Recently I had an issue where I was stumped due to poor verbiage, but figured it out with the help of others. Now that I've proceeded past that point, I'm running into another problem. My memory and CPU have quite a bit of overclock left in them, but I'm hitting a wall with my HTT.

My multiplier is set to x9 with an HTT frequency of 255MHz and a memory divider of 3:2 (whichever that is, it's the one between 166MHz and 133MHz), which sets my memory to run at 208MHz. My HTT runs at ~2080MHz (255MHz * 4 (800MHz setting) * 2) stable, but if I bump up my HTT freq to 260MHz, it craps out on me (gaming instability, etc). If I set my HTT multiplier to x3 (i.e. the 600MHz setting) I can bump my CPU and memory higher, but my HTT ends up below 1600MHz (260MHz * 3 (600MHz setting) * 2) instead of the rated 2000MHz.

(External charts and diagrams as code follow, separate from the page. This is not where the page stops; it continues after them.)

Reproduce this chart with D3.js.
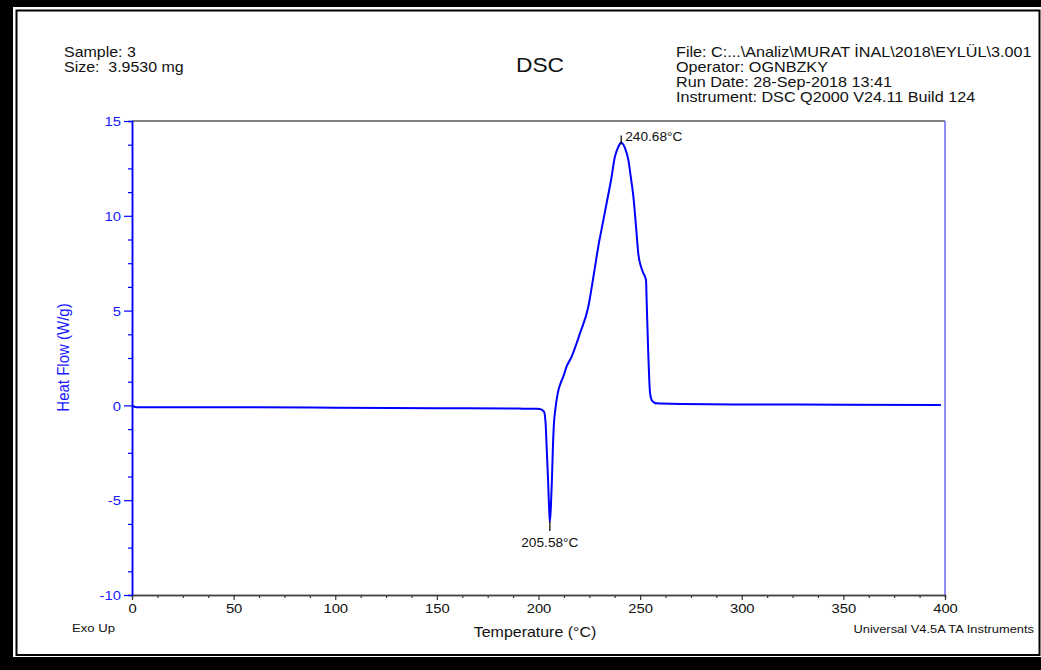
<!DOCTYPE html>
<html>
<head>
<meta charset="utf-8">
<script src="https://cdn.jsdelivr.net/npm/d3@7/dist/d3.min.js"></script>
<style>
  html, body { margin: 0; padding: 0; background: #000; }
  svg { display: block; }
  text { font-family: "Liberation Sans", Arial, Helvetica, sans-serif; white-space: pre; }
</style>
</head>
<body>
<script>
// DSC thermogram: temperature (°C) against heat flow (W/g), exo up
const temperature = [0, 1.5, 4, 20, 50, 100, 150, 190, 199, 200.7, 202.7, 203.5, 204.0, 204.7, 205.2, 205.58,
  206.1, 206.6, 207.1, 207.6, 208.3, 209.0, 209.8, 211.0, 212.2, 213.8, 216.3, 218.5, 220.4, 224.5, 227.3,
  229.4, 231.6, 233.5, 235.7, 237.6, 239.3, 240.68, 242.6, 244.2, 245.5, 246.7, 248.0, 249.1, 250.4, 251.6,
  252.9, 253.2, 253.5, 254.0, 254.5, 254.9, 255.7, 257.0, 258.1, 260, 270, 300, 350, 398];
const heatFlow = [0.0, -0.08, -0.1, -0.1, -0.1, -0.12, -0.15, -0.17, -0.18, -0.19, -0.33, -0.95, -2.18, -3.93, -5.34, -6.15,
  -5.34, -3.93, -2.18, -0.95, -0.2, 0.35, 0.8, 1.2, 1.52, 2.04, 2.57, 3.2, 3.8, 5.2, 6.97,
  8.37, 9.6, 10.66, 11.89, 13.12, 13.64, 13.87, 13.56, 12.95, 11.98, 11.0, 9.42, 8.0, 7.32, 6.97,
  6.6, 5.56, 4.5, 2.75, 1.34, 0.64, 0.28, 0.14, 0.11, 0.1, 0.07, 0.05, 0.04, 0.02];

const xTicks = [0, 50, 100, 150, 200, 250, 300, 350, 400];
const yTicks = [-10, -5, 0, 5, 10, 15];
const xMinorTicks = d3.range(0, 400.01, 12.5).filter(v => !xTicks.includes(v));
const yMinorTicks = d3.range(-10, 15.01, 1.25).filter(v => !yTicks.includes(v));

// annotated extrema: [temperature, heat flow, label]
const peakMark = [240.68, 13.87, "240.68°C"];
const troughMark = [205.58, -6.15, "205.58°C"];

const headerLeft = ["Sample: 3", "Size:  3.9530 mg"];
const headerRight = ["File: C:...\\Analiz\\MURAT İNAL\\2018\\EYLÜL\\3.001", "Operator: OGNBZKY",
  "Run Date: 28-Sep-2018 13:41", "Instrument: DSC Q2000 V24.11 Build 124"];

const W = 1041, H = 670;
const SX = 1.14; // horizontal glyph stretch of the printout

const svg = d3.select("body").append("svg").attr("width", W).attr("height", H);

// page frame: black surround, white sheet, thin inner rule
svg.append("rect").attr("x", 0).attr("y", 0).attr("width", W).attr("height", H).attr("fill", "#000");
svg.append("rect").attr("x", 13).attr("y", 7).attr("width", W - 13).attr("height", 650).attr("fill", "#fff");
svg.append("rect").attr("x", 16.5).attr("y", 10.5).attr("width", 1023).attr("height", 644.5)
  .attr("fill", "none").attr("stroke", "#000").attr("stroke-width", 2);

function label(x, y, s, o = {}) {
  return svg.append("text")
    .attr("xml:space", "preserve")
    .attr("transform", `translate(${x},${y}) scale(${SX},1)` + (o.rotate ? ` rotate(${o.rotate})` : ""))
    .attr("text-anchor", o.anchor || "start")
    .attr("font-size", o.size || 14)
    .attr("fill", o.fill || "#111")
    .text(s);
}

const x = d3.scaleLinear().domain([0, 400]).range([132, 945]);
const y = d3.scaleLinear().domain([-10, 15]).range([595, 121]);

// header blocks
headerLeft.forEach((s, i) => label(64, 57 + i * 15, s, { size: 14 }));
headerRight.forEach((s, i) => label(676, 57 + i * 15, s, { size: 14.2 }));
label(540, 72, "DSC", { size: 20, anchor: "middle" });

// plot frame: top rule and right rule
svg.append("line").attr("x1", x(0)).attr("x2", x(400)).attr("y1", y(15)).attr("y2", y(15))
  .attr("stroke", "#555").attr("stroke-width", 1.5);
svg.append("line").attr("x1", x(400)).attr("x2", x(400)).attr("y1", y(15)).attr("y2", y(-10))
  .attr("stroke", "#6a6aff").attr("stroke-width", 1.5);

const plain = d => String(d);

// y axis (blue)
const yMinor = svg.append("g").attr("transform", `translate(${x(0)},0)`)
  .call(d3.axisLeft(y).tickValues(yMinorTicks).tickSize(4).tickFormat(""));
const yAxis = svg.append("g").attr("transform", `translate(${x(0)},0)`)
  .call(d3.axisLeft(y).tickValues(yTicks).tickSize(8).tickSizeOuter(0).tickFormat(plain));
[yMinor, yAxis].forEach(g => {
  g.select(".domain").attr("stroke", "#0000ff").attr("stroke-width", 1.5);
  g.selectAll(".tick line").attr("stroke", "#0000ff").attr("stroke-width", 1.2);
});
yAxis.selectAll(".tick text")
  .attr("x", null).attr("dy", "0.36em")
  .attr("transform", `translate(-11,0) scale(${SX},1)`)
  .attr("fill", "#1a1aff").attr("font-size", 13)
  .attr("font-family", "'Liberation Sans', Arial, sans-serif");

// x axis
const xMinor = svg.append("g").attr("transform", `translate(0,${y(-10)})`)
  .call(d3.axisBottom(x).tickValues(xMinorTicks).tickSize(3).tickFormat(""));
const xAxis = svg.append("g").attr("transform", `translate(0,${y(-10)})`)
  .call(d3.axisBottom(x).tickValues(xTicks).tickSize(5).tickSizeOuter(0).tickFormat(plain));
[xMinor, xAxis].forEach(g => {
  g.select(".domain").attr("stroke", "#444").attr("stroke-width", 1.5);
  g.selectAll(".tick line").attr("stroke", "#333").attr("stroke-width", 1.2);
});
xAxis.selectAll(".tick text")
  .attr("y", null).attr("dy", null)
  .attr("transform", `translate(0,18) scale(${SX},1)`)
  .attr("fill", "#111").attr("font-size", 13)
  .attr("font-family", "'Liberation Sans', Arial, sans-serif");
// keep the blue y axis drawn over the x axis corner
yAxis.raise();

// axis titles
label(69, 357.5, "Heat Flow (W/g)", { size: 15, anchor: "middle", fill: "#1a1aff", rotate: -90 });
label(535, 637, "Temperature (°C)", { size: 14, anchor: "middle" });
label(72, 632, "Exo Up", { size: 11.5 });
label(1034, 633, "Universal V4.5A TA Instruments", { size: 11.3, anchor: "end" });

// heat-flow trace
const pts = temperature.map((t, i) => [t, heatFlow[i]]);
svg.append("path").datum(pts)
  .attr("fill", "none").attr("stroke", "#0000ff").attr("stroke-width", 2)
  .attr("stroke-linejoin", "round")
  .attr("d", d3.line().x(d => x(d[0])).y(d => y(d[1])).curve(d3.curveMonotoneX));

// extrema markers
svg.append("line").attr("x1", x(peakMark[0])).attr("x2", x(peakMark[0]))
  .attr("y1", y(peakMark[1]) - 7).attr("y2", y(peakMark[1]) + 2).attr("stroke", "#000").attr("stroke-width", 1.2);
label(x(peakMark[0]) + 4, y(peakMark[1]) - 1, peakMark[2], { size: 12 });
svg.append("line").attr("x1", x(troughMark[0])).attr("x2", x(troughMark[0]))
  .attr("y1", y(troughMark[1]) - 1).attr("y2", y(troughMark[1]) + 9).attr("stroke", "#000").attr("stroke-width", 1.2);
label(x(troughMark[0]), y(troughMark[1]) + 25, troughMark[2], { size: 12, anchor: "middle" });
</script>
</body>
</html>
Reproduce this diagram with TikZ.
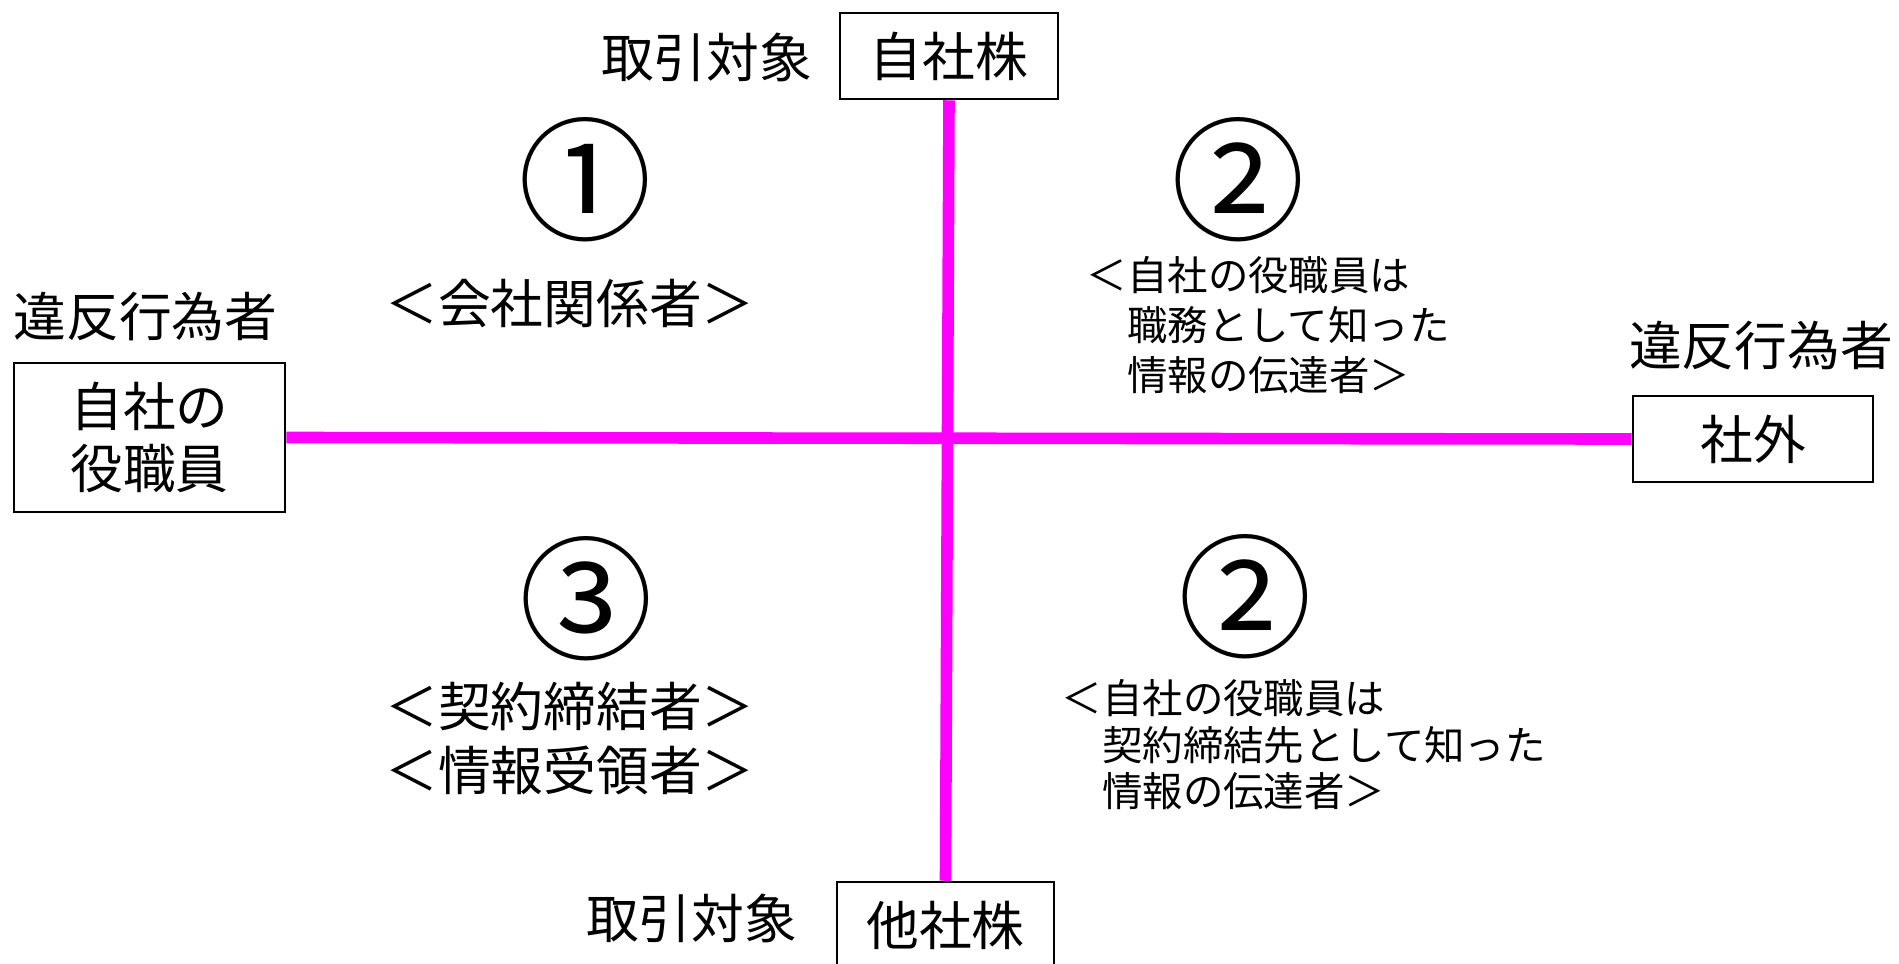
\documentclass[tikz,border=0pt]{standalone}
\usepackage{fontspec}
\setmainfont{Noto Sans CJK JP}
\definecolor{axispink}{RGB}{255,0,255}
\begin{document}
\begin{tikzpicture}[x=0.01cm,y=-0.01cm,
  box/.style={draw=black, line width=0.7pt, fill=white, inner sep=0pt, align=center, font=\fontsize{15}{17.4}\selectfont},
  lbl/.style={inner sep=0pt, font=\fontsize{15}{18}\selectfont},
  axis/.style={draw=axispink, line width=3.3pt},
  num/.style={inner sep=0pt, font=\fontsize{38}{40}\selectfont},
  desc/.style={inner sep=0pt, align=left, anchor=west},
  grp/.style={inner sep=0pt, align=center, font=\fontsize{15}{18.2}\selectfont}
]
\useasboundingbox (0,0) rectangle (1899,963);
% boxes
\node[box, minimum width=2.18cm, minimum height=0.86cm] (top) at (949,56) {自社株};
\node[box, minimum width=2.17cm, minimum height=0.86cm] (bot) at (945.5,925) {他社株};
\node[box, minimum width=2.71cm, minimum height=1.49cm] (left) at (149.5,437.5) {自社の\\役職員};
\node[box, minimum width=2.40cm, minimum height=0.86cm] (right) at (1753,439) {社外};
% axes
\draw[axis] (left.east) -- (right.west);
\draw[axis] (top.south) -- (bot.north);
% labels
\node[lbl] (ttop) at (706.5,57) {取引対象};
\node[lbl] (tbot) at (691.5,918) {取引対象};
\node[lbl] (vleft) at (145.5,316.5) {違反行為者};
\node[lbl] (vright) at (1761,345) {違反行為者};
% numbers
\node[num] (n1) at (585,180) {①};
\node[num] (n2a) at (1238,180) {②};
\node[num] (n3) at (586,599) {③};
\node[num] (n2b) at (1245,597) {②};
% descriptions
\node[grp] (d1) at (570,304) {＜会社関係者＞};
\node[grp] (d3) at (570,738) {＜契約締結者＞\\＜情報受領者＞};
\node[desc, font=\fontsize{11.5}{14.2}\selectfont] (d2a) at (1086,325) {＜自社の役職員は\\　職務として知った\\　情報の伝達者＞};
\node[desc, font=\fontsize{11.5}{13.2}\selectfont] (d2b) at (1061,745) {＜自社の役職員は\\　契約締結先として知った\\　情報の伝達者＞};
\end{tikzpicture}
\end{document}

Is my overclock limited by the HTT or should I not worry about the final HTT number? I've heard that the actual HTT value does not mean as much compared to the CPU and memory clocks, but I wanted to be certain. If I push my CPU and memory higher, the HTT will definitely suffer as a result.

Any comments/suggestions?
 
HTT doesn't affect much in performance as long as you're not using 1xHTT. From what I've observed in A64, it's raw cpu power that will boost overall performance.
 
Ryn said:
HTT doesn't affect much in performance as long as you're not using 1xHTT. From what I've observed in A64, it's raw cpu power that will boost overall performance.

Thanks, that's what I thought.

Anyone else?
 
I found a good thread that has to do with HTT and performance here.

Anyone else have any experience in the performance consequences of lowering/raising overall HTT speed (actual HTT and not the "FSB"-like frequency)?